Exercise requirements:
Each line below should be quoted exactly, please.

Dataset extract:
--*--
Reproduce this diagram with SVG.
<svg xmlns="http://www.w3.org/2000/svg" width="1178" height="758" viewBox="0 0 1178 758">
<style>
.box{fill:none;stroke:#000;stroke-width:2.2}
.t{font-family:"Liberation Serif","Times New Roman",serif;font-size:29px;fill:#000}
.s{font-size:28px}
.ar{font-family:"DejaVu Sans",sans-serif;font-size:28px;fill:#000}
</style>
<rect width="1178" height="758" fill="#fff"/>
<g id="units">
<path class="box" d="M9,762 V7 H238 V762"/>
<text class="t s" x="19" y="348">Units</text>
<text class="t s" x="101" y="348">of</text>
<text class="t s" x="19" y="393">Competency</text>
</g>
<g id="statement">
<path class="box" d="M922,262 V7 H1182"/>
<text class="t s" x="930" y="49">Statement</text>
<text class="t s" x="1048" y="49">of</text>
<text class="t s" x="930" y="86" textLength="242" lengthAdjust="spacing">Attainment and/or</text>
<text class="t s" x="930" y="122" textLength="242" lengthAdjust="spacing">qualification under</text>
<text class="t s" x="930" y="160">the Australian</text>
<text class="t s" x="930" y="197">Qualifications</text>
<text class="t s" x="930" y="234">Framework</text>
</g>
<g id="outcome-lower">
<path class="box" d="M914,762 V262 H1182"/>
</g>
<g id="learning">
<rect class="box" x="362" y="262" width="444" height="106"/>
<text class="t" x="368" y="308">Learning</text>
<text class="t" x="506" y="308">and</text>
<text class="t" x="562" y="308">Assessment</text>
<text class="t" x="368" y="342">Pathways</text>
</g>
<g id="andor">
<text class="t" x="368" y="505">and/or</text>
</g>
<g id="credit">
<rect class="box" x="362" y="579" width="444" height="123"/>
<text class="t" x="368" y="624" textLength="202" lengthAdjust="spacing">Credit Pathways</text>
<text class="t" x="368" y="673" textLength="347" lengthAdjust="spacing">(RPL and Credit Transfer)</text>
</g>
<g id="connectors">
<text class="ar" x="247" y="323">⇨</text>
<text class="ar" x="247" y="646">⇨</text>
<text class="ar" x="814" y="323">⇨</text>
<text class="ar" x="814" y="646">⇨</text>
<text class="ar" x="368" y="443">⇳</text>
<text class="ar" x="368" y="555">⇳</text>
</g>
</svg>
--*--
Written answer:
Reproduce this diagram with SVG.
<svg xmlns="http://www.w3.org/2000/svg" width="1178" height="758" viewBox="0 0 1178 758">
<style>
.box{fill:none;stroke:#000;stroke-width:2.2}
.t{font-family:"Liberation Serif","Times New Roman",serif;font-size:29px;fill:#000}
.s{font-size:28px}
.ar{font-family:"DejaVu Sans",sans-serif;font-size:28px;fill:#000}
</style>
<rect width="1178" height="758" fill="#fff"/>
<g id="units">
<path class="box" d="M9,762 V7 H238 V762"/>
<text class="t s" x="19" y="348">Units</text>
<text class="t s" x="101" y="348">of</text>
<text class="t s" x="19" y="393">Competency</text>
</g>
<g id="statement">
<path class="box" d="M922,262 V7 H1182"/>
<text class="t s" x="930" y="49">Statement</text>
<text class="t s" x="1048" y="49">of</text>
<text class="t s" x="930" y="86" textLength="242" lengthAdjust="spacing">Attainment and/or</text>
<text class="t s" x="930" y="122" textLength="242" lengthAdjust="spacing">qualification under</text>
<text class="t s" x="930" y="160">the Australian</text>
<text class="t s" x="930" y="197">Qualifications</text>
<text class="t s" x="930" y="234">Framework</text>
</g>
<g id="outcome-lower">
<path class="box" d="M914,762 V262 H1182"/>
</g>
<g id="learning">
<rect class="box" x="362" y="262" width="444" height="106"/>
<text class="t" x="368" y="308">Learning</text>
<text class="t" x="506" y="308">and</text>
<text class="t" x="562" y="308">Assessment</text>
<text class="t" x="368" y="342">Pathways</text>
</g>
<g id="andor">
<text class="t" x="368" y="505">and/or</text>
</g>
<g id="credit">
<rect class="box" x="362" y="579" width="444" height="123"/>
<text class="t" x="368" y="624" textLength="202" lengthAdjust="spacing">Credit Pathways</text>
<text class="t" x="368" y="673" textLength="347" lengthAdjust="spacing">(RPL and Credit Transfer)</text>
</g>
<g id="connectors">
<text class="ar" x="247" y="323">⇨</text>
<text class="ar" x="247" y="646">⇨</text>
<text class="ar" x="814" y="323">⇨</text>
<text class="ar" x="814" y="646">⇨</text>
<text class="ar" x="368" y="443">⇳</text>
<text class="ar" x="368" y="555">⇳</text>
</g>
</svg>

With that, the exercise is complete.